“In this work families often share their most difficult challenges, discuss them in an effort to make sense of them, sit with painful emotions and work to change behaviours,” says clinical child psychology resident Michelle Rodrigues. “The courage and resiliency I witness from families, and the hope that things can be better, motivates me to do this work every single day.”
Rodrigues is one of four residents taking part in the Doctoral Residency in Clinical Psychology at the IWK. The residency provides training for doctoral students in the areas of pediatric health and child/adolescent clinical psychology. Over the course of a year, they receive extensive training and supervised experience in psychological assessment and intervention for a variety of patient populations and clinical needs in a pediatric setting.
As a resident at the IWK Rodrigues provides support to children and adolescents in both inpatient and outpatient settings, in the Community Mental Health and Addictions (CMHA) clinic in Dartmouth and the Preschool Pediatric Psychology Service. She also completes assessments with pre-school aged children to better understand cognitive and behavioural development, consulting with parents and teachers to implement home and school-based intervention programs. Rodrigues will soon join Adolescent Intensive Services.
“Psychology at the IWK is a large, dynamic discipline,” says Rodrigues. “I was excited to train at a hospital with extensive mental health services and collaborate with various other health care professionals to deliver high-quality care. I also wanted to work in a setting where parents and children are considered essential allies for understanding and supporting families along their mental health journey.”
Tiffany Tsui works in in the CMHA clinic in Sackville, helping children, adolescents, and their families with mental health concerns such as anxiety, depression, and emotion regulation difficulties. She also works in the Neuropsychology Service, providing psychoeducational assessments for children and youth with neurological and medical conditions.
“After completing my residency, I would like to become a fully registered clinical psychologist and continue to help children, youth, and families live happier and healthier lives,” Tsui says. “I am passionate about working with children and youth because there is the opportunity to intervene early to improve difficulties and hopefully reduce the need for future services.”
Catherine Thompson-Walsh currently works with the Preschool Pediatric Psychology Service and in Adolescent Intensive Services. She will also soon join the CMHA service in the Dartmouth clinic.
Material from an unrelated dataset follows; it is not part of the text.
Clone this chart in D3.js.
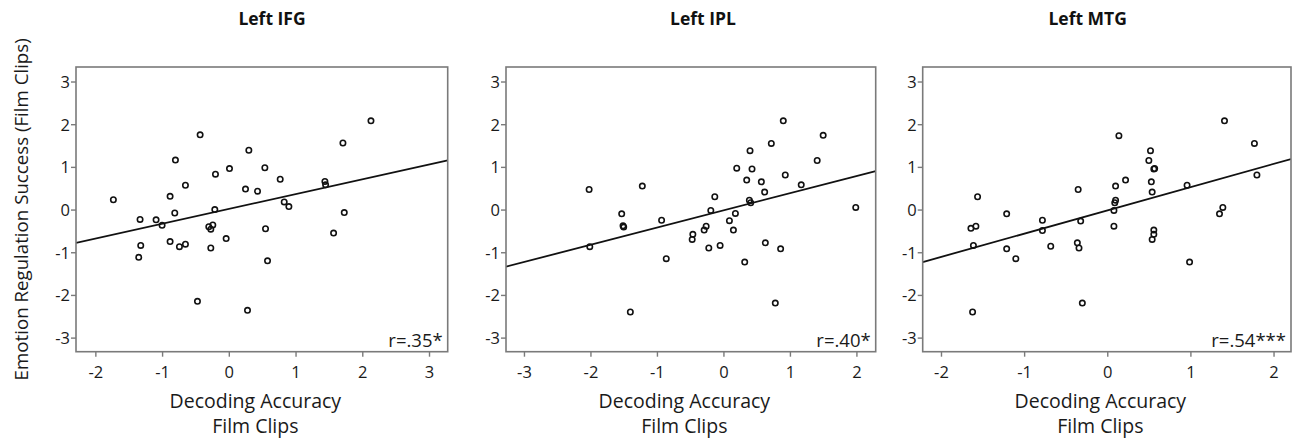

“The breadth and quality of psychology services offered, the collegial culture amongst psychologists, the multidisciplinary teams, and the excellent reputation of the IWK’s clinical psychology residency program were all part of why I wanted to train here,” says Thompson-Walsh. “I also have a special interest in working with children and youth who have experienced trauma, so I was excited by the opportunity to work within an organization that has prioritized trauma-informed practice.”
Trisha-Lee Halamay feels a genuine connection to working in a pediatric health setting and has spent time working in the IWK’s Pediatric Rehabilitation, Pediatric Health Psychology service, Neuropsychological Assessment, and CMHA.
“In addition to motivation from my own personal health experiences, I am inspired by opportunities to work with children, adolescents, and their families, who show incredible strength and vulnerability in the face of a variety of health and mental health challenges,” says Halamay. “While my role is to help families navigate these various challenges, I am always excited by what patients and their families inevitably also teach me about resilience and adversity.”
After early learning experiences at the IWK, returning for her residency felt like a natural fit.
“I have been able to see how passion to help patients and families translates into stronger health care,” she says. “It also translates into an environment that has made me feel valued and supported in developing as a professional.”
“Seeing how families and professionals are embracing the role that psychological support can play in improving health and well-being gives me a tremendous amount of hope that pediatric health is forward moving in its ability to comprehensively care for those facing a wide range of challenges,” says Halamay.
That bright future is echoed by her colleagues.
“The growing public discussion and knowledge regarding mental health needs and services makes me hopeful that in my lifetime I will see increasing funding and coverage for mental health research and services across Canada,” says Thompson-Walsh. “I am also hopeful that disciplines and systems involved in mental health will increasingly address individual and systemic racism within services and within education programs so that people of colour will have equal access to careers in mental health and to non-racist, culturally sensitive mental health services.”
“I think that the importance of mental health is becoming increasingly realized,” says Tsui. “I am hopeful that one day, it will be publicly funded so that everyone has access to mental health services.”